Goleira de hóquei sobre a grama (ou hóquei em campo), Paula Harraca chegou à seleção argentina da modalidade. A “cicatriz” desse período é a falta de rotação no ombro direito. Mas do esporte ela trouxe algumas lições para melhorar as competências, principalmente a necessidade do trabalho em equipe e deixar de lado egos e vaidades.

Quando deixou a ArcelorMittal em março do ano passado para um período sabático, fez contato com Daniel Castanho, presidente do conselho de administração e um dos fundadores da Ânima.

Mas os dois só vieram a se encontrar em maio, quando Harraca, que mora em Belo Horizonte, foi a São Paulo participar de um evento da Cargill.

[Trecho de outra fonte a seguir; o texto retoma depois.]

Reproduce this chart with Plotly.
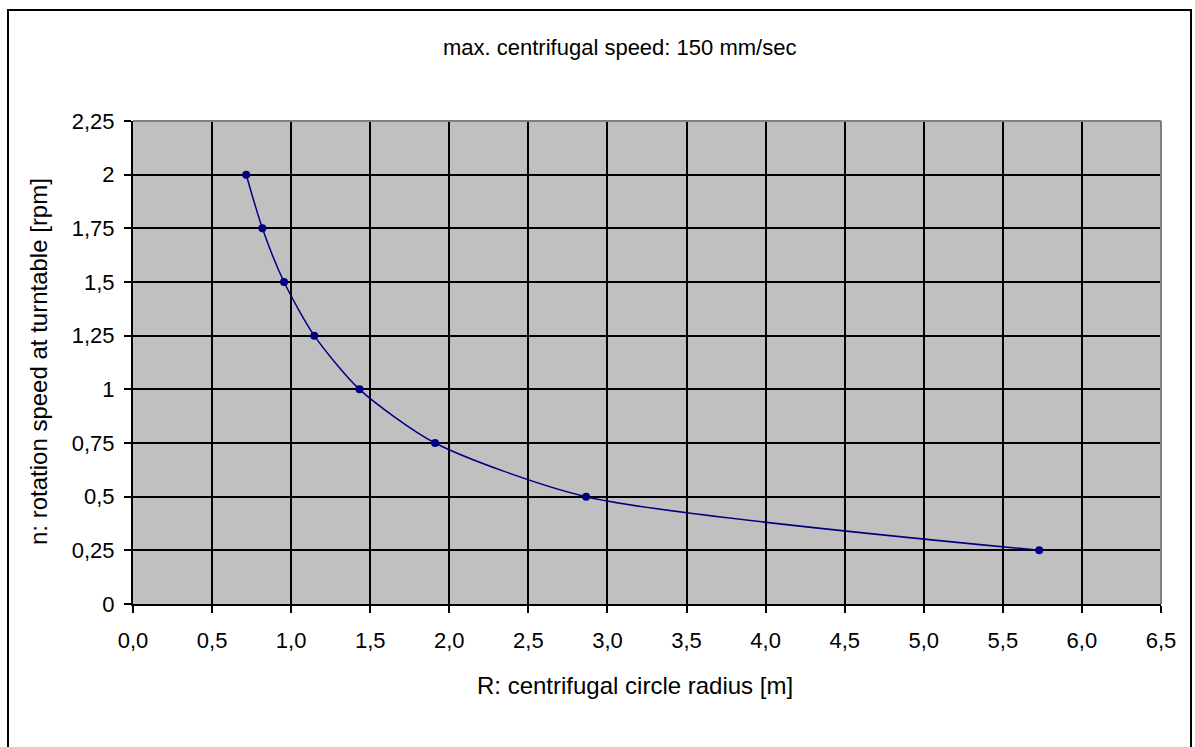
import plotly.graph_objects as go

# Data
radius_m = [0.716, 0.818, 0.955, 1.146, 1.432, 1.910, 2.865, 5.730]
rpm = [2.0, 1.75, 1.5, 1.25, 1.0, 0.75, 0.5, 0.25]

x_tick_vals = [0, 0.5, 1, 1.5, 2, 2.5, 3, 3.5, 4, 4.5, 5, 5.5, 6, 6.5]
x_tick_text = ["0,0", "0,5", "1,0", "1,5", "2,0", "2,5", "3,0", "3,5", "4,0", "4,5", "5,0", "5,5", "6,0", "6,5"]
y_tick_vals = [0, 0.25, 0.5, 0.75, 1, 1.25, 1.5, 1.75, 2, 2.25]
y_tick_text = ["0", "0,25", "0,5", "0,75", "1", "1,25", "1,5", "1,75", "2", "2,25"]

title_text = "max. centrifugal speed: 150 mm/sec"
x_title = "R: centrifugal circle radius [m]"
y_title = "n: rotation speed at turntable [rpm]"

FONT = "Liberation Sans, Arial, sans-serif"
W, H = 1195, 747
L, R, T, B = 133, 1161, 121, 604
pw, ph = R - L, B - T

def px(x):
    return (x - L) / pw

def py(y):
    return (B - y) / ph

fig = go.Figure()
fig.add_trace(go.Scatter(
    x=radius_m, y=rpm, mode="lines+markers",
    line=dict(color="#000080", width=1.5, shape="spline", smoothing=0.7),
    marker=dict(color="#000080", size=8),
    hoverinfo="skip", showlegend=False,
))

fig.update_layout(
    width=W, height=H,
    margin=dict(l=L, r=W - R, t=T, b=H - B, pad=0),
    paper_bgcolor="white", plot_bgcolor="#C0C0C0",
    font=dict(family=FONT, size=22, color="black"),
    xaxis=dict(range=[0, 6.5], tickvals=x_tick_vals, ticktext=x_tick_text,
               showgrid=True, gridcolor="black", gridwidth=2,
               showline=True, linecolor="black", linewidth=2,
               ticks="outside", ticklen=7, tickwidth=2, tickcolor="black",
               zeroline=False, fixedrange=True, ticklabelstandoff=9),
    yaxis=dict(range=[0, 2.25], tickvals=y_tick_vals, ticktext=y_tick_text,
               showgrid=True, gridcolor="black", gridwidth=2,
               showline=True, linecolor="black", linewidth=2,
               ticks="outside", ticklen=7, tickwidth=2, tickcolor="black",
               zeroline=False, fixedrange=True, ticklabelstandoff=5),
    shapes=[
        dict(type="line", xref="paper", yref="paper", x0=0, x1=1, y0=1, y1=1,
             line=dict(color="#808080", width=2), layer="above"),
        dict(type="line", xref="paper", yref="paper", x0=1, x1=1, y0=0, y1=1,
             line=dict(color="#808080", width=2), layer="above"),
        dict(type="rect", xref="paper", yref="paper",
             x0=px(8), x1=px(1191), y0=py(10), y1=py(752),
             line=dict(color="black", width=2), fillcolor="rgba(0,0,0,0)", layer="above"),
    ],
    annotations=[
        dict(text=title_text, xref="paper", yref="paper", x=px(619), y=py(47),
             xanchor="center", yanchor="middle", showarrow=False, font=dict(size=22)),
        dict(text=x_title, xref="paper", yref="paper", x=px(635), y=py(685),
             xanchor="center", yanchor="middle", showarrow=False, font=dict(size=24)),
        dict(text=y_title, xref="paper", yref="paper", x=px(38), y=py(362),
             xanchor="center", yanchor="middle", showarrow=False, textangle=-90,
             font=dict(size=24)),
    ],
)

fig.write_html("out.html", config={"displayModeBar": False},
               post_script="document.body.style.margin='0';document.body.style.overflow='hidden';")
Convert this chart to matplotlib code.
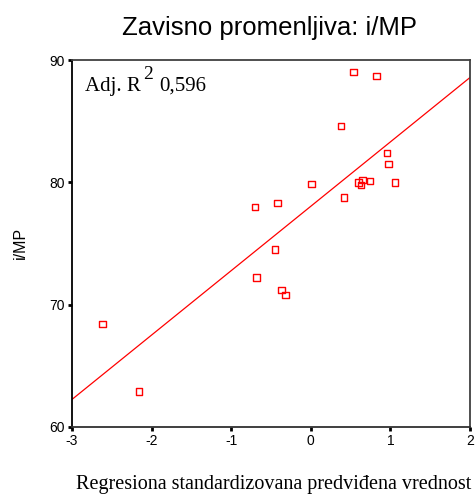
import numpy as np
import matplotlib
matplotlib.use("Agg")
import matplotlib.pyplot as plt

x_vals = [-2.62, -2.16, -0.70, -0.416, -0.45, -0.685, -0.366, -0.316, 0.011, 0.38,
          0.535, 0.823, 0.417, 0.597, 0.63, 0.652, 0.744, 0.957, 0.975, 1.058]
y_vals = [68.4, 62.9, 78.0, 78.33, 74.5, 72.2, 71.2, 70.8, 79.86, 84.6,
          89.0, 88.7, 78.77, 79.97, 79.78, 80.2, 80.1, 82.4, 81.5, 80.0]
x_ticks = [-3, -2, -1, 0, 1, 2]
y_ticks = [60, 70, 80, 90]
title = "Zavisno promenljiva: i/MP"
x_label = "Regresiona standardizovana predviđena vrednost"
y_label = "i/MP"
adj_r2 = "0,596"

fig = plt.figure(figsize=(4.76, 4.96), dpi=100)
ax = fig.add_axes([72/476, 1-427/496, (470-72)/476, (427-60)/496])

ax.scatter(x_vals, y_vals, marker='s', s=22, facecolors='none', edgecolors='#ff0000',
           linewidths=1.0, zorder=3)

slope, intercept = np.polyfit(x_vals, y_vals, 1)
lx = np.array([-3, 2])
ax.plot(lx, intercept + slope*lx, color='#ff0000', lw=0.9, zorder=2)

ax.set_xlim(-3, 2)
ax.set_ylim(60, 90)
ax.set_xticks(x_ticks)
ax.set_yticks(y_ticks)
ax.set_xticklabels([str(t) for t in x_ticks], family='Liberation Sans', fontsize=10)
ax.set_yticklabels([str(t) for t in y_ticks], family='Liberation Sans', fontsize=10)
ax.tick_params(direction='out', length=3, width=2, color='black', pad=2)
for s in ax.spines.values():
    s.set_color('#404040')
    s.set_linewidth(1.3)
ax.spines['left'].set_color('black')
ax.spines['bottom'].set_color('#303030')

fig.text(270/476, 1-28/496, title, ha='center', va='center',
         family='Liberation Sans', fontsize=18.5)
fig.text(274/476, 1-484/496, x_label, ha='center', va='center',
         family='Liberation Serif', fontsize=14.5)
fig.text(20/476, 1-243/496, y_label, ha='center', va='center', rotation=90,
         family='Liberation Sans', fontsize=11.5)

fig.text(85/476, 1-91/496, "Adj. R", ha='left', va='baseline',
         family='Liberation Serif', fontsize=15)
fig.text(143/476, 1-79/496, "2", ha='left', va='baseline',
         family='Liberation Serif', fontsize=14)
fig.text(159/476, 1-91/496, adj_r2, ha='left', va='baseline',
         family='Liberation Serif', fontsize=15)

fig.savefig("out.png", dpi=100)
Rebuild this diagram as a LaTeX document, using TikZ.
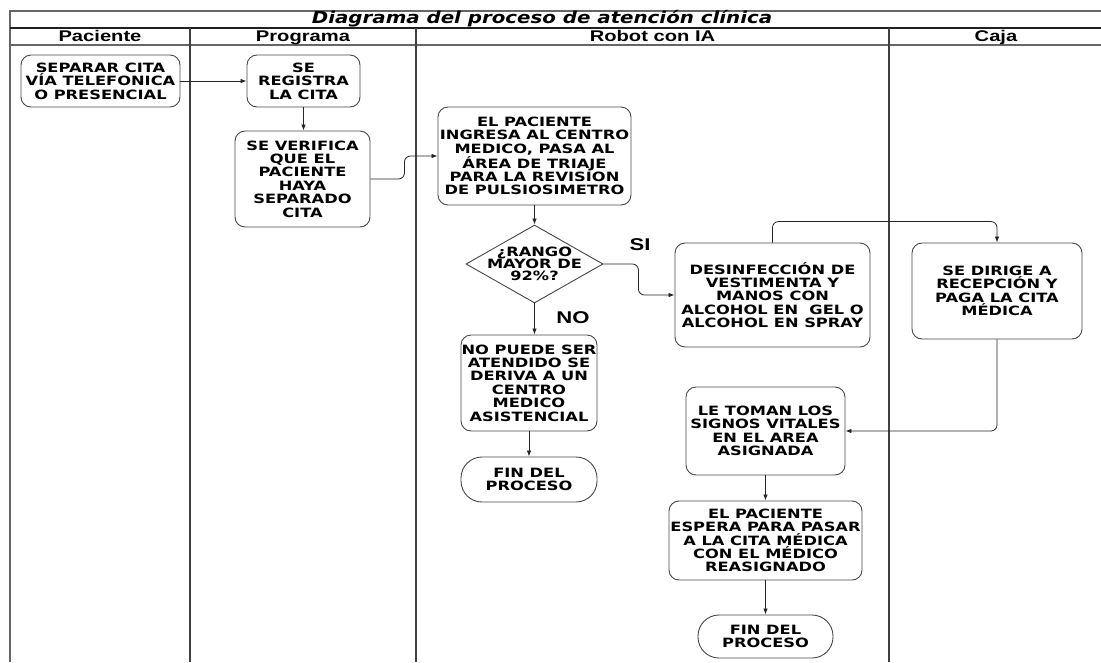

No café da manhã também estava presente Marcelo Bueno, sócio-fundador do grupo de educação e então CEO.

Naquele momento, a Ânima estava em “processo seletivo” de um novo executivo para liderar o negócio e substituir Bueno. E Harraca, em transição de carreira, já tinha sido procurada por oito empresas, desde ONGs até gestoras de private equity.

O resultado dessa conversa, Harrara escreveu em seu diário, um hábito de infância que ele mantém até os dias de hoje. O texto começa assim: "Hoje, 27 de maio de 2023, é um dia muito especial para mim. Um dia que ficará gravado na minha jornada de vida. Ou, como o Jeff Bezos fala, um day one. Dia em que eu decidi iniciar um novo livro. Me atrevo a dizer que algum dia se tornará um best-seller." E termina com um "feliz e ânima-díssima."